═════ GIVEN INFORMATION ═════

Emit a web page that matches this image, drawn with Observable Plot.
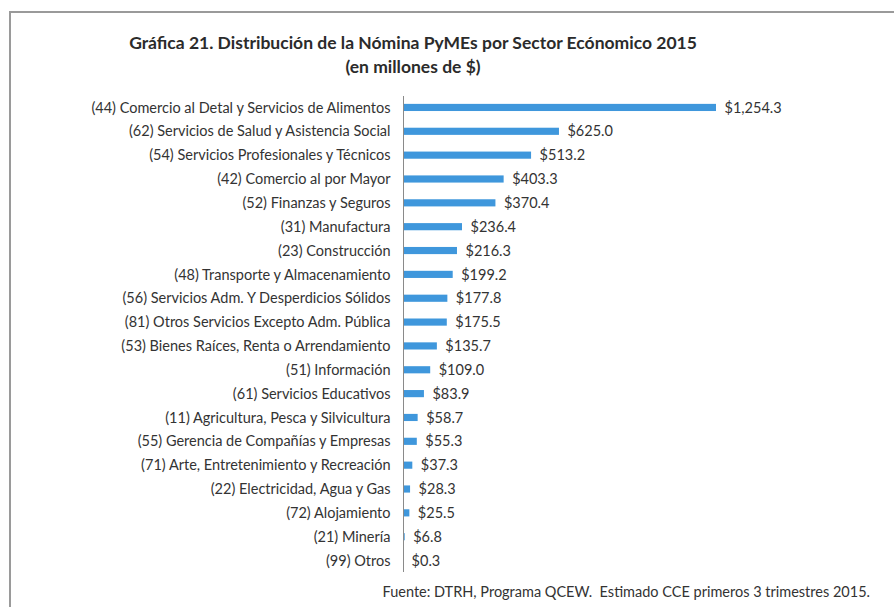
<!DOCTYPE html>
<html>
<head>
<meta charset="utf-8">
<script src="https://cdn.jsdelivr.net/npm/d3@7"></script>
<script src="https://cdn.jsdelivr.net/npm/@observablehq/plot@0.6"></script>
<style>
  html, body { margin: 0; padding: 0; background: #fff; }
  #wrap { position: relative; width: 894px; height: 607px; overflow: hidden; font-family: Lato, "Open Sans", sans-serif; color: #333; }
  #frame { position: absolute; left: 9px; top: 11px; width: 900px; height: 620px; border-top: 2px solid #9a9a9a; border-left: 2px solid #9a9a9a; }
  .title { position: absolute; left: 0; width: 826px; text-align: center; font-weight: bold; font-size: 17.5px; color: #2b2b2b; }
  #caption { position: absolute; right: 24px; top: 583px; font-size: 14.5px; color: #333; white-space: nowrap; }
  #chart { position: absolute; left: 0; top: 0; }
</style>
</head>
<body>
<div id="wrap">
  <div id="frame"></div>
  <div id="chart"></div>
  <div class="title" style="top:32px">Gráfica 21. Distribución de la Nómina PyMEs por Sector Ecónomico 2015</div>
  <div class="title" style="top:56px">(en millones de $)</div>
  <div id="caption">Fuente: DTRH, Programa QCEW.&nbsp; Estimado CCE primeros 3 trimestres 2015.</div>
</div>
<script>
const sectors = [
  "(44) Comercio al Detal y Servicios de Alimentos",
  "(62) Servicios de Salud y Asistencia Social",
  "(54) Servicios Profesionales y Técnicos",
  "(42) Comercio al por Mayor",
  "(52) Finanzas y Seguros",
  "(31) Manufactura",
  "(23) Construcción",
  "(48) Transporte y Almacenamiento",
  "(56) Servicios Adm. Y Desperdicios Sólidos",
  "(81) Otros Servicios Excepto Adm. Pública",
  "(53) Bienes Raíces, Renta o Arrendamiento",
  "(51) Información",
  "(61) Servicios Educativos",
  "(11) Agricultura, Pesca y Silvicultura",
  "(55) Gerencia de Compañías y Empresas",
  "(71) Arte, Entretenimiento y Recreación",
  "(22) Electricidad, Agua y Gas",
  "(72) Alojamiento",
  "(21) Minería",
  "(99) Otros"
];
const payroll = [1254.3, 625.0, 513.2, 403.3, 370.4, 236.4, 216.3, 199.2, 177.8, 175.5, 135.7, 109.0, 83.9, 58.7, 55.3, 37.3, 28.3, 25.5, 6.8, 0.3];

const data = sectors.map((s, i) => ({sector: s, value: payroll[i]}));
const fmt = d3.format("$,.1f");

const chart = Plot.plot({
  width: 894,
  height: 607,
  marginLeft: 403,
  marginRight: 178,
  marginTop: 96,
  marginBottom: 35,
  style: {fontFamily: "Lato, 'Open Sans', sans-serif", fontSize: "14.5px", color: "#333", background: "transparent"},
  x: {domain: [0, 1254.3], axis: null},
  y: {domain: sectors, round: false, paddingInner: 0.7, paddingOuter: 0.33, label: null, tickSize: 0, tickPadding: 13},
  marks: [
    Plot.barX(data, {x: "value", y: "sector", fill: "#3f97dc"}),
    Plot.ruleX([0], {stroke: "#8a8a8a", strokeWidth: 1}),
    Plot.text(data, {x: "value", y: "sector", text: d => fmt(d.value), textAnchor: "start", dx: 8, fill: "#333", fontSize: 14.5})
  ]
});
document.getElementById("chart").appendChild(chart);
</script>
</body>
</html>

═════

**THE PROBLEM**
Repeat the material above word for word and skip every image in it.

**CORRECT RESPONSE**
Emit a web page that matches this image, drawn with Observable Plot.
<!DOCTYPE html>
<html>
<head>
<meta charset="utf-8">
<script src="https://cdn.jsdelivr.net/npm/d3@7"></script>
<script src="https://cdn.jsdelivr.net/npm/@observablehq/plot@0.6"></script>
<style>
  html, body { margin: 0; padding: 0; background: #fff; }
  #wrap { position: relative; width: 894px; height: 607px; overflow: hidden; font-family: Lato, "Open Sans", sans-serif; color: #333; }
  #frame { position: absolute; left: 9px; top: 11px; width: 900px; height: 620px; border-top: 2px solid #9a9a9a; border-left: 2px solid #9a9a9a; }
  .title { position: absolute; left: 0; width: 826px; text-align: center; font-weight: bold; font-size: 17.5px; color: #2b2b2b; }
  #caption { position: absolute; right: 24px; top: 583px; font-size: 14.5px; color: #333; white-space: nowrap; }
  #chart { position: absolute; left: 0; top: 0; }
</style>
</head>
<body>
<div id="wrap">
  <div id="frame"></div>
  <div id="chart"></div>
  <div class="title" style="top:32px">Gráfica 21. Distribución de la Nómina PyMEs por Sector Ecónomico 2015</div>
  <div class="title" style="top:56px">(en millones de $)</div>
  <div id="caption">Fuente: DTRH, Programa QCEW.&nbsp; Estimado CCE primeros 3 trimestres 2015.</div>
</div>
<script>
const sectors = [
  "(44) Comercio al Detal y Servicios de Alimentos",
  "(62) Servicios de Salud y Asistencia Social",
  "(54) Servicios Profesionales y Técnicos",
  "(42) Comercio al por Mayor",
  "(52) Finanzas y Seguros",
  "(31) Manufactura",
  "(23) Construcción",
  "(48) Transporte y Almacenamiento",
  "(56) Servicios Adm. Y Desperdicios Sólidos",
  "(81) Otros Servicios Excepto Adm. Pública",
  "(53) Bienes Raíces, Renta o Arrendamiento",
  "(51) Información",
  "(61) Servicios Educativos",
  "(11) Agricultura, Pesca y Silvicultura",
  "(55) Gerencia de Compañías y Empresas",
  "(71) Arte, Entretenimiento y Recreación",
  "(22) Electricidad, Agua y Gas",
  "(72) Alojamiento",
  "(21) Minería",
  "(99) Otros"
];
const payroll = [1254.3, 625.0, 513.2, 403.3, 370.4, 236.4, 216.3, 199.2, 177.8, 175.5, 135.7, 109.0, 83.9, 58.7, 55.3, 37.3, 28.3, 25.5, 6.8, 0.3];

const data = sectors.map((s, i) => ({sector: s, value: payroll[i]}));
const fmt = d3.format("$,.1f");

const chart = Plot.plot({
  width: 894,
  height: 607,
  marginLeft: 403,
  marginRight: 178,
  marginTop: 96,
  marginBottom: 35,
  style: {fontFamily: "Lato, 'Open Sans', sans-serif", fontSize: "14.5px", color: "#333", background: "transparent"},
  x: {domain: [0, 1254.3], axis: null},
  y: {domain: sectors, round: false, paddingInner: 0.7, paddingOuter: 0.33, label: null, tickSize: 0, tickPadding: 13},
  marks: [
    Plot.barX(data, {x: "value", y: "sector", fill: "#3f97dc"}),
    Plot.ruleX([0], {stroke: "#8a8a8a", strokeWidth: 1}),
    Plot.text(data, {x: "value", y: "sector", text: d => fmt(d.value), textAnchor: "start", dx: 8, fill: "#333", fontSize: 14.5})
  ]
});
document.getElementById("chart").appendChild(chart);
</script>
</body>
</html>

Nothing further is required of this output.